Publication-only abstracts (abstract number preceded by an "e"), published in conjunction with the 2019 ASCO Annual Meeting but not presented at the Meeting, can be found online only.
Angiotensin-converting enzyme inhibitor prescription is associated with decreased progression-free survival (PFS) and overall survival (OS) in patients with lung cancers treated with PD-1/PD-L1 immune checkpoint blockers.
Metastatic Non-Small Cell Lung Cancer
Lung Cancer—Non-Small Cell Metastatic
2019 ASCO Annual Meeting
J Clin Oncol 37, 2019 (suppl; abstr e20512)

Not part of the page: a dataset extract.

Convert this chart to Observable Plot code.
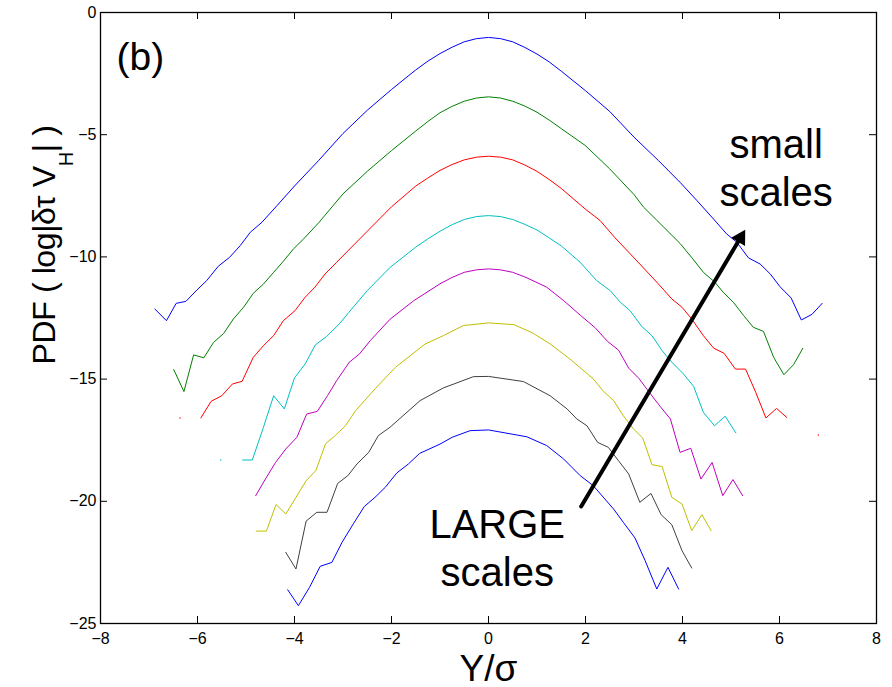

Author(s): Soleine Medjebar, Corentin Richard, Jean-David Fumet, Julie Malo, Arielle Elkrief, Normand Blais, Mustapha Tehfe, Marie Florescu, Romain Boidot, Caroline Truntzer, Bertrand Routy, François Ghiringhelli; Centre Georges Francois Leclerc, Dijon, France; Research Platform in Biological Oncology, Center GF Leclerc, Dijon, France; CGFL, Dijon, France; CRCHUM, Montreal, QC, Canada; McGill University Health Centre, Montréal, QC, Canada; Centre Hospitalier de l'Université de Montréal (CHUM), Montréal, QC, Canada; Centre Hospitalier Universite de Montreal- Hopital Notre Dame, Montreal, QC, Canada; Centre Hospitalier de l'Université de Montréal, Montréal, QC, Canada; Centre Hospitalier de l'Université de Montréal, Montreal, QC, Canada; Department of Medical Oncology, Center GF Leclerc, Dijon, France, Dijon, France
Background: Angiotensin converting enzyme (ACE) inhibitors are used to treat hyperblood pressure and congestive heart failure. Preclinical evidence show that ACE has a role in both innate and adaptive responses thus suggesting a capacity of ACE to promote antitumor immunity. Interaction between ACE inhibitors and Immune checkpoint blockers (ICB) has not been investigated in cancer patients (pts). Our study evaluated the effect of ACE inhibitors in Non Small cell lung cancer (NSCLC) pts treated with PD-1/PD-L1 inhibitors. Methods: We conducted a retrospective multicohort retrospective analysis of pts treated with PD-1/PD-L1 inhibitors for NSCLC at Dijon Cancer Center, and at the University of Montreal Hospital. ACE inhibitors groups were defined as pts treated with ACE inhibitors given during the treatment with ICB. PFS and OS were compared between both groups among all pts. Statistical analyses were performed using the Kaplan-Meier method and Cox univariate analysis. Multivariate Cox regression analyses was used to adjust for classical prognostic factors. Tumor RNA sequencing were performed and CIBERSORT was used to estimate immune cell infiltration in ACE inhibitors group and None ACE inhibitors group. Results: Among 283 pts included (177 pts from Dijon, and 106 pts from Montreal), 27 (10%) received ACE inhibitors. ACE inhibitors group did not differ from None ACE inhibitors group for main clinical prognostic characteristics. However, ACE inhibitors group are more frequently treated with statin, beta blocker and metformin. ACE inhibitors group had shorter median PFS compared to None ACE inhibitors group : 2.5 vs. 3.8 months, p = 0.02 (HR = 1.7 IC95% 1.1-2.5 p = 0.02 Cox Univariate). The negative impact of ACE inhibitors group was maintained after multivariate analyses adjusting for risk factors (HR = 1.9 IC95% 1.1-3.5 p = 0.02 for PFS and HR = 2.3 IC95% 1.2-4.4 p = 0.01 for OS). RNA sequencing and CIBERSORT analysis underlines that ACE inhibitors group has lower M1 macrophage, activated Mast cells, NK cells and memory activated T cells thus suggesting an immunosuppressive state. Conclusions: ACE inhibitors prescription concomitant to the PD-1/PD-L1 inhibitors treatment impairs the outcome in patients with advanced NSCLC pts. This reduction is independent of classical prognostic factors. Biological date underlines an immunosuppressive state in ACE inhibitors group. These data should be validated in larger cohort.